A cinco siglos de los sucesos de la “Noche Triste” los historiadores releen las crónicas de la conquista cada vez con mayor desconfianza. Las múltiples contradicciones entre diversos cronistas como Fray Bernardino de Sahagún, Bernal Díaz del Castillo, Francisco López de Gómara y el propio Hernán Cortes, en su Segunda carta de relación a Carlos V, acentúan el escepticismo en la lectura de aquellos testimonios.
Los desencuentros en la interpretación de sucesos tan mitificados son habituales y necesarios en cualquier democracia. Pero, en este caso, se agrega el hecho de que la serie de eventos que van de la masacre del Templo Mayor a la batalla de Otumba, en el verano de 1520, contiene el sentido último de la violencia de la conquista y propicia el duelo de memorias enfrentadas durante siglos.
López de Gómara usa, justamente, la palabra “duelo”, para referirse al supuesto llanto de Cortés bajo el ahuehuete de Tacuba. Al ver que Pedro Alvarado abandonaba el puente de Tenochtitlan, por donde los conquistadores huyeron de la resistencia mexica, “Cortés se paró, y aún se sentó, y no a descansar, sino a hacer duelo sobre los muertos”.
Bernal Díaz del Castillo, por su parte, dice que a Cortés “se le saltaron las lágrimas de los ojos” al ver los pocos soldados españoles que lograron llegar a Tacuba. Como apunta Eduardo Matos Moctezuma, no hay en esos textos alusiones precisas a un “árbol de la Noche Triste”, a pesar de que José María Velasco, en su famosa pintura, y Manuel Gamio y Miguel León Portilla dieron crédito al mito en sus obras.
Díaz del Castillo sugiere que el llanto de Cortés se debió al relato de la derrota que le hizo Pedro Alvarado cuando se encontraron en Tacuba.
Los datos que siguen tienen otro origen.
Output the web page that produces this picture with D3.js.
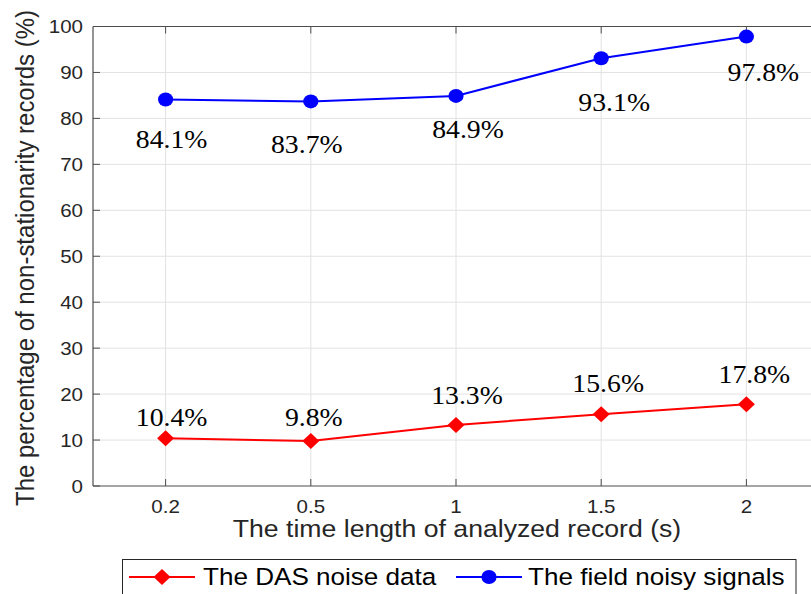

De ahí que parte de la literatura cortesiana haya interpretado que Cortés no sólo lloraba por la muerte de sus hombres sino por la de sus aliados tlaxcaltecas y la pérdida de los tesoros del palacio de Axayácatl, que quedaron hundidos en la laguna.
El duelo de Cortés en la Noche Triste suponía una ambivalencia que asociaba el conquistador con el despojo y, a la vez, con una visión positiva de los tlaxcaltecas. La tradición cortesiana siempre ha querido exaltar una nobleza en el conquistador por medio del duelo. Bernal Díaz del Castillo aludía a otro llanto de Cortés, cuando la muerte de Moctezuma, que buscaba el mismo mensaje.
Tras la masacre del Templo Mayor, que el franciscano Sahagún narró como pocos (“corría la sangre como el agua cuando llueve, y todo el patio estaba sembrado de cabezas, brazos, tripas y cuerpos de hombres muertos”), Moctezuma, recluido en el palacio de Axayácatl, rompió sus negociaciones con Cortés y concluyó que los conquistadores debían enfrentar la furia de los mexicas.
Díaz del Castillo anota que antes de la aparición de Moctezuma en el balcón del palacio, con el fin, supuestamente, de aplacar a la multitud, “Cortés lloró por él, y todos nuestros capitanes y soldados”. Algunos llegaron a leer en la frase que Cortés había llorado por Moctezuma, pero la mayoría ha entendido que Díaz del Castillo se refería al propio Cortés. El conquistador lloraba por él mismo y sus hombres.
Esa es la interpretación que se deriva de la Segunda carta de relación, texto frío, que sólo pierde la sobriedad cuando describe las maravillas de Tenochtitlán. A diferencia de Díaz del Castillo, Cortés dice que la idea de que el emperador saliera “a las azoteas de la fortaleza” para convencer “a los capitanes de aquella gente” de que “cesaran la guerra” fue del propio Moctezuma.
No hay lágrimas en el relato de Cortés a Carlos V, aunque sí el reconocimiento de una “pérdida de orgullo” en los conquistadores y el balance de una derrota: “en este desbarato se halló por copia, que murieron ciento cincuenta españoles y cuarenta y cinco yeguas y caballos y más de dos mil indios que servían a los españoles entre los cuales mataron al hijo e hijas de Moctezuma y a todos los otros señores que traíamos presos”.